After speaking with an acquaintance, he discovered a potentially haunted location just south of Chambersburg, Pa. During the Civil War, Confederate soldiers raided a farm and killed the owner. Griffith contacted Robinson and the other founder of the team, John Jones, and equipped with just a digital camera and two voice recorders, they proceeded to document the site.
"It was a great first investigation," Griffith said. "We all were able to experience things, see things. We kind of knew what we were doing, but we really didn't know what we were doing."
Since that first investigation, the team has grown to eight members, each with a different background and set of skills, but all are dedicated to the hobby, Robinson said.
The equipment the team uses has also changed.
The piece with the biggest bang for your buck, Griffith said, is the digital voice recorder. Fairly inexpensive and easily transportable, these devices are capable of recording electronic voice phenomena, otherwise known as EVPs.
Oftentimes, this sort of qualitative evidence is the most reliable data collected — and therefore hardest to debunk. It is easy to ignore rumors, but evidence like this is hard to explain, he said.
Another device used by the team is the MEL meter, which measures fluctuations in the surrounding electromagnetic field. The theory behind the device is that any spirit attempting to manifest requires large amounts of electrical energy. A digital display and series of lights on the MEL — from green to red — measure any abnormalities in the atmosphere.
"If you have this thing sitting in the middle of the room with no electronic signals in the area and it goes off, the theory is that an entity is trying to manifest itself," Griffith said.
Unfortunately, the MEL can be unreliable at times, he said. Common electrical devices such as cellphones, televisions and radios will also affect the EMF readout from the MEL. This radio frequency interference makes it necessary to turn off all such devices while the investigation takes place.

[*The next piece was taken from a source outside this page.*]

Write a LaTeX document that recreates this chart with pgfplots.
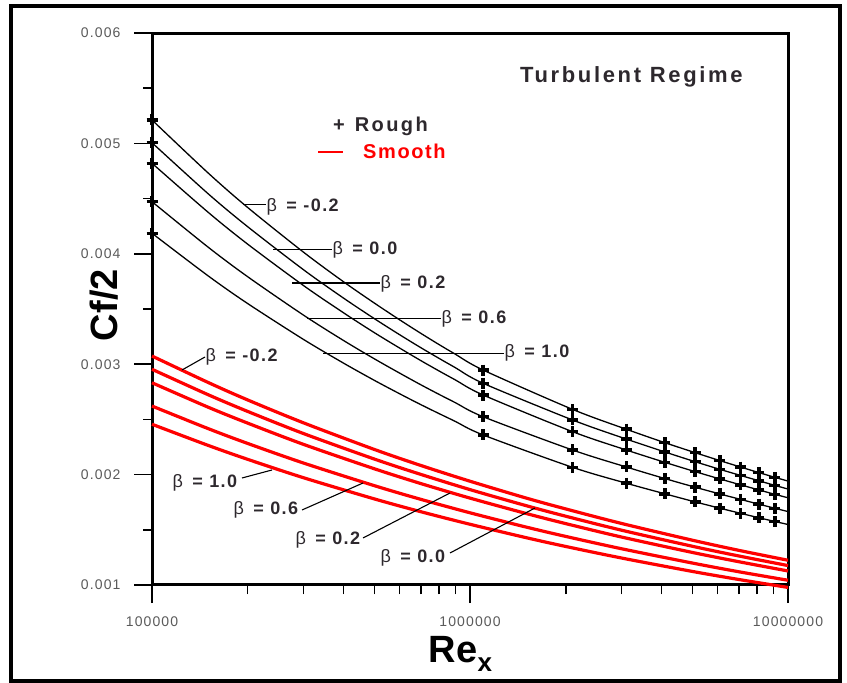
\documentclass[border=0pt]{standalone}
\usepackage{fontspec}
\setmainfont{Liberation Sans}[LetterSpace=8]
\newfontfamily\plainsans{Liberation Sans}
\usepackage{pgfplots}
\usepackage{pgfplotstable}
\pgfplotsset{compat=1.18}
\definecolor{tickgray}{RGB}{90,90,90}
\definecolor{labgray}{RGB}{45,40,45}

% rough wall, beta = -0.2, 0.0, 0.2, 0.6, 1.0
\pgfplotstableread{
re cfa cfb cfc cfd cfe
1e5   0.005212 0.005006 0.004820 0.004472 0.004186
1.5e5 0.004733 0.004545 0.004377 0.004061 0.003801
2e5   0.004419 0.004245 0.004087 0.003792 0.003549
3e5   0.004013 0.003854 0.003711 0.003443 0.003223
4e5   0.003747 0.003599 0.003466 0.003215 0.003010
5e5   0.003554 0.003413 0.003286 0.003049 0.002854
6e5   0.003403 0.003268 0.003147 0.002920 0.002733
7e5   0.003280 0.003150 0.003033 0.002814 0.002634
8e5   0.003177 0.003052 0.002938 0.002726 0.002552
9e5   0.003090 0.002968 0.002857 0.002651 0.002481
1.1e6 0.002947 0.002827 0.002721 0.002524 0.002359
2.1e6 0.002591 0.002495 0.002389 0.002223 0.002066
3.1e6 0.002411 0.002322 0.002223 0.002069 0.001922
4.1e6 0.002289 0.002205 0.002111 0.001964 0.001826
5.1e6 0.002199 0.002117 0.002027 0.001886 0.001753
6.1e6 0.002127 0.002048 0.001961 0.001825 0.001696
7.1e6 0.002068 0.001992 0.001907 0.001775 0.001649
8.1e6 0.002018 0.001944 0.001861 0.001732 0.001609
9.1e6 0.001975 0.001902 0.001821 0.001695 0.001575
1e7   0.001941 0.001869 0.001790 0.001665 0.001548
}\rough

% smooth wall, beta = -0.2, 0.0, 0.2, 0.6, 1.0
\pgfplotstableread{
re cfa cfb cfc cfd cfe
1e5   0.003074 0.002954 0.002832 0.002621 0.002456
1.5e5 0.002835 0.002724 0.002611 0.002417 0.002265
2e5   0.002676 0.002572 0.002466 0.002282 0.002138
3e5   0.002468 0.002371 0.002273 0.002104 0.001971
5e5   0.002228 0.002141 0.002053 0.001900 0.001780
7e5   0.002083 0.002002 0.001919 0.001776 0.001664
1e6   0.001940 0.001864 0.001787 0.001654 0.001550
1.5e6 0.001788 0.001719 0.001648 0.001525 0.001429
2e6   0.001689 0.001623 0.001556 0.001440 0.001349
3e6   0.001557 0.001496 0.001434 0.001328 0.001244
5e6   0.001406 0.001351 0.001295 0.001199 0.001123
7e6   0.001314 0.001263 0.001211 0.001120 0.001050
1e7   0.001224 0.001176 0.001127 0.001043 0.000978
}\smooth

\newcommand{\blab}[1]{\fontsize{18}{18}\selectfont{\mdseries β}\,\bfseries{} = #1}

\begin{document}
\begin{tikzpicture}[x=1pt,y=1pt]
\path[use as bounding box] (0,0) rectangle (847,683);
\draw[line width=4pt] (11,2) rectangle (840,677);

\begin{axis}[
    at={(152pt,98pt)}, anchor=south west,
    scale only axis, width=636pt, height=552pt,
    xmode=log, xmin=1e5, xmax=1e7,
    ymin=0.001, ymax=0.006,
    scaled y ticks=false,
    clip=false,
    axis line style={line width=3pt},
    tick pos=left, tick align=outside,
    major tick length=18pt, minor tick length=9pt,
    tick style={black, line width=1.5pt},
    xtick={1e5,1e6,1e7},
    minor xtick={},
    extra x ticks={2e5,3e5,4e5,5e5,6e5,7e5,8e5,9e5,2e6,3e6,4e6,5e6,6e6,7e6,8e6,9e6},
    extra x tick labels={},
    extra x tick style={major tick length=9pt, tick align=outside, xticklabels={}},
    xticklabels={100000,1000000,10000000},
    ytick={0.001,0.002,0.003,0.004,0.005,0.006},
    yticklabels={0.001,0.002,0.003,0.004,0.005,0.006},
    minor ytick={0.0015,0.0025,0.0035,0.0045,0.0055},
    ticklabel style={font=\fontsize{14}{14}\selectfont, text=tickgray},
    xticklabel style={yshift=-10pt},
    yticklabel style={xshift=-10pt},
    xlabel={\fontsize{38}{38}\selectfont\plainsans\bfseries Re\raisebox{-9pt}{\fontsize{26}{26}\selectfont x}},
    xlabel style={at={(axis description cs:0.485,-0.1395)}, anchor=base},
    ylabel={\fontsize{38}{38}\selectfont\plainsans\bfseries Cf/2},
    ylabel style={at={(axis description cs:-0.0535,0.507)}, anchor=base},
]
\foreach \c in {cfa,cfb,cfc,cfd,cfe}{
  \addplot[red, line width=3.2pt, smooth] table[x=re, y=\c] {\smooth};
}
\foreach \c in {cfa,cfb,cfc,cfd,cfe}{
  \addplot[black, line width=1.3pt, smooth] table[x=re, y=\c] {\rough};
  \addplot[only marks, mark=+, mark size=5.5pt, mark options={line width=3.5pt, black},
    skip coords between index={1}{10}, skip coords between index={19}{20}]
    table[x=re, y=\c] {\rough};
}
\end{axis}

% title and legend
\node[anchor=base west, inner sep=0, text=labgray] at (520,600)
  {\fontsize{22}{22}\selectfont\addfontfeature{LetterSpace=12}\bfseries Turbulent Regime};
\node[anchor=base west, inner sep=0, text=labgray] at (333,551)
  {\fontsize{20}{20}\selectfont\bfseries +\hspace{10pt}\addfontfeature{LetterSpace=12}Rough};
\draw[red, line width=1.6pt] (318,531) -- (343,531);
\node[anchor=base west, inner sep=0, text=red] at (363,524)
  {\fontsize{20}{20}\selectfont\bfseries Smooth};

% rough labels
\begin{scope}[line width=1.3pt]
\draw (243,478.7) -- (266,478.7);
\node[anchor=west, inner sep=0, text=labgray] at (266,476.5) {\blab{-0.2}};
\draw (273,433.7) -- (332,433.7);
\node[anchor=west, inner sep=0, text=labgray] at (332,433) {\blab{0.0}};
\draw (292,400) -- (380,400);
\node[anchor=west, inner sep=0, text=labgray] at (380,399) {\blab{0.2}};
\draw (307,364.5) -- (441,364.5);
\node[anchor=west, inner sep=0, text=labgray] at (441,364) {\blab{0.6}};
\draw (323,329.7) -- (504,329.7);
\node[anchor=west, inner sep=0, text=labgray] at (504,330) {\blab{1.0}};
\end{scope}

% smooth labels
\begin{scope}[line width=1.1pt]
\draw (182,313) -- (205,326);
\node[anchor=west, inner sep=0, text=labgray] at (205,326.3) {\blab{-0.2}};
\draw (242,205) -- (272,213);
\node[anchor=west, inner sep=0, text=labgray] at (172,199.7) {\blab{1.0}};
\draw (302,173) -- (363,200);
\node[anchor=west, inner sep=0, text=labgray] at (233,173) {\blab{0.6}};
\draw (363,145) -- (450,190);
\node[anchor=west, inner sep=0, text=labgray] at (295,143) {\blab{0.2}};
\draw (450,130) -- (535,175);
\node[anchor=west, inner sep=0, text=labgray] at (380,125) {\blab{0.0}};
\end{scope}
\end{tikzpicture}
\end{document}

Another piece of equipment, designed by Robinson, is the EMF pump, which was designed to stave off a common problem encountered by the team.
Often, while conducting an investigation, the battery life of their equipment will drain much faster than expected. The theory, Griffith said, is that the entities present absorb their equipment's battery power in an attempt to manifest. The pump sends out electromagnetic pulses or bursts that can attract these manifestations and therefore conserve battery life so they can actually record it.

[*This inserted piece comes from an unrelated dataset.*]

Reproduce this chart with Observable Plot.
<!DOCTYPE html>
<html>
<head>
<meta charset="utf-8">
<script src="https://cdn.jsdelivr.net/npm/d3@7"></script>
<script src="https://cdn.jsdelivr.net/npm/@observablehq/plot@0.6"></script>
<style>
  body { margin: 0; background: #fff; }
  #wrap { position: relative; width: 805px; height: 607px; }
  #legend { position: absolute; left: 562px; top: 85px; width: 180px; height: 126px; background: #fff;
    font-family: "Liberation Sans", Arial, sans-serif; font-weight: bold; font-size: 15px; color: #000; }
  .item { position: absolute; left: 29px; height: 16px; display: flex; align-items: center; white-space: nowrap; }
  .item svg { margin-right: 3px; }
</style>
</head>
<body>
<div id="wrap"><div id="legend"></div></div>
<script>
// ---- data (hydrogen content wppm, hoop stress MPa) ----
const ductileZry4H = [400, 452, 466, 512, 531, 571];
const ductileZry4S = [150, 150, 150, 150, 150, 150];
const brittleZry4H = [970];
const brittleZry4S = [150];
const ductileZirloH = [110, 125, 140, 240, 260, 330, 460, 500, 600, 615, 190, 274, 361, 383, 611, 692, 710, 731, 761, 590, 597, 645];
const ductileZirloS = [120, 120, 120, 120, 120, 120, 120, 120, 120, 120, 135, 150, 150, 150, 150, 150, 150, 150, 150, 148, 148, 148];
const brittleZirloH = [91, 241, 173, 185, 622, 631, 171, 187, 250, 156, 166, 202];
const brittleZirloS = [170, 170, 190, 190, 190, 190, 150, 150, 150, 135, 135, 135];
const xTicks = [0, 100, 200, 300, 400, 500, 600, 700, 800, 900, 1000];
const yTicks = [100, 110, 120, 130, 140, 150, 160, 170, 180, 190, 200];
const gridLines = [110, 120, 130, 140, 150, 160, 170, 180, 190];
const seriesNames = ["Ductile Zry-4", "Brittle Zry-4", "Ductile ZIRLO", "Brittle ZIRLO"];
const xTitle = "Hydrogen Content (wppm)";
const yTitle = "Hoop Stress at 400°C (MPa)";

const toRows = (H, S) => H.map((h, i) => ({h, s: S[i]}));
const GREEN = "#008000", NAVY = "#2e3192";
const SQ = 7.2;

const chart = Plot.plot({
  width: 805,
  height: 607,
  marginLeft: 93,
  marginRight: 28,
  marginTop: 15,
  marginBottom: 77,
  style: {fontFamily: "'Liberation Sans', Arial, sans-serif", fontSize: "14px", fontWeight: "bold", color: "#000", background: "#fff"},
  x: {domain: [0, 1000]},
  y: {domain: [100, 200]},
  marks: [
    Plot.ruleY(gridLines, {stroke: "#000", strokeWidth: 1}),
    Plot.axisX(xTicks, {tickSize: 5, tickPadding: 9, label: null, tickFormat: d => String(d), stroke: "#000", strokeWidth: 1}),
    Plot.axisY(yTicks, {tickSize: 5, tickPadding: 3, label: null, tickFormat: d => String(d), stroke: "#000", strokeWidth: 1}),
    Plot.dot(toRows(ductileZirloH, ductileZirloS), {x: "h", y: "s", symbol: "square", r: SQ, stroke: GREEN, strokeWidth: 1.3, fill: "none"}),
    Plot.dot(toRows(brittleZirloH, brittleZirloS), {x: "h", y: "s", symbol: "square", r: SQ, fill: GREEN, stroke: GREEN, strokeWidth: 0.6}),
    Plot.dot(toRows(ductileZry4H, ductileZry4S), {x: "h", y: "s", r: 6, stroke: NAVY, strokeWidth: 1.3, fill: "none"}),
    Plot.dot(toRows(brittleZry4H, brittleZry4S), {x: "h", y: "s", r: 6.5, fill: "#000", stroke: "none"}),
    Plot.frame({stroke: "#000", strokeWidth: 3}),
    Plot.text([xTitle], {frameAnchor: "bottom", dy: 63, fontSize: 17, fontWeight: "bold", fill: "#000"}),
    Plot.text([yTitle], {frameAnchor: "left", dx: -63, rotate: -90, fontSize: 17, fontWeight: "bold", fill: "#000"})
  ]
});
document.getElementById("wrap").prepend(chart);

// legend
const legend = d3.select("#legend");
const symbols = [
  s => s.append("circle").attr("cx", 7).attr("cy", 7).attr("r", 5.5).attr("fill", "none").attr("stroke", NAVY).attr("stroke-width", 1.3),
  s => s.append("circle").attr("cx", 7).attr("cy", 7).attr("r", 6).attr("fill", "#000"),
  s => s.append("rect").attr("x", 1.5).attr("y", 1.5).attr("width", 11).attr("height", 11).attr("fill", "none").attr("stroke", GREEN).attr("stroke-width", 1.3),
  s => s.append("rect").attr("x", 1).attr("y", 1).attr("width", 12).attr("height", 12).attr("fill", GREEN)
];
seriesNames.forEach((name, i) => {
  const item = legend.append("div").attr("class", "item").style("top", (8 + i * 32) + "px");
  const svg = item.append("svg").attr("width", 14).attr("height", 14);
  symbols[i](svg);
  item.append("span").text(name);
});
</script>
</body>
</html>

Digital cameras are used to record any visual manifestations, and infrared illuminators are attached to record images in the infrared spectrum, which human sight cannot register, Griffith said.
Another theory states that cold spots are created where these manifestations take place. The team has devices that measure the ambient air temperature and have found considerable fluctuations. They have measured as much as a 10-degree drop in temperature from room to room, Griffith said, and sometimes these pockets of cold air move within the same room.
"We aren't sure of the correlation, or if there even is one, but it is interesting," Griffith said. The team always attempts to debunk its findings, Griffith said.
Perhaps the most convincing evidence of paranormal activity in Sykesville was recorded by their infrared cameras. Though unseen while on location, once the team reviewed the footage, they saw a black, shadowy image that was in the vague form of a human.
"We have tried to debunk it, but we haven't been able to yet," Griffith said. "Some [sounds] have even shown up on the voice recorder that we didn't hear at the time."
Griffith said during the beginning of an investigation, once the equipment has been set up, the team spends a few minutes getting attuned to the atmosphere, listening for anything out of place. Robinson and Griffith both said they rely on their instruments' readouts rather than their instincts, intuitions or beliefs; however, other members of the team believe their senses are often just as reliable, if not more so, than their equipment.
Lindsey Rego, of Sykesville, joined the team shortly after they began investigating the town. She said she believes a person will be more prone to sensing these manifestations depending on how open they are to the possibility of the existence of such entities. She believes, but cautions those who would accept everything without a proper investigation.
"So many people think, 'Oh my god, I heard a bump, it must be a ghost,' " Rego said. "You can't do that. Most instances can be explained as normal stuff, like a house settling, or a refrigerator turning on, or an electrical object setting off the EMF."
When she begins an investigation she asks herself a series of questions. Does the atmosphere feel heavy? What sort of person do I sense? Are they negative or positive? Man or woman?
A few times, what she feels — particularly if she feels the presence of a person close by — has been backed up by evidence from the equipment, Rego said.
"I want to see it, I want to know, and I want to ask questions," she said.
The existence of the paranormal is as real as the physical world, Rego said, and the proof of encounters just like the ones the team is investigating has existed from time immemorial. But no matter how conclusive the proof might one day be, some people may refuse to believe it, just like the moon landing.
"The history of religious experiences has been around forever, but not enough scientific research [has been conducted] to back it up," Rego said. "Even if it is one day proven, people may still choose not to believe it."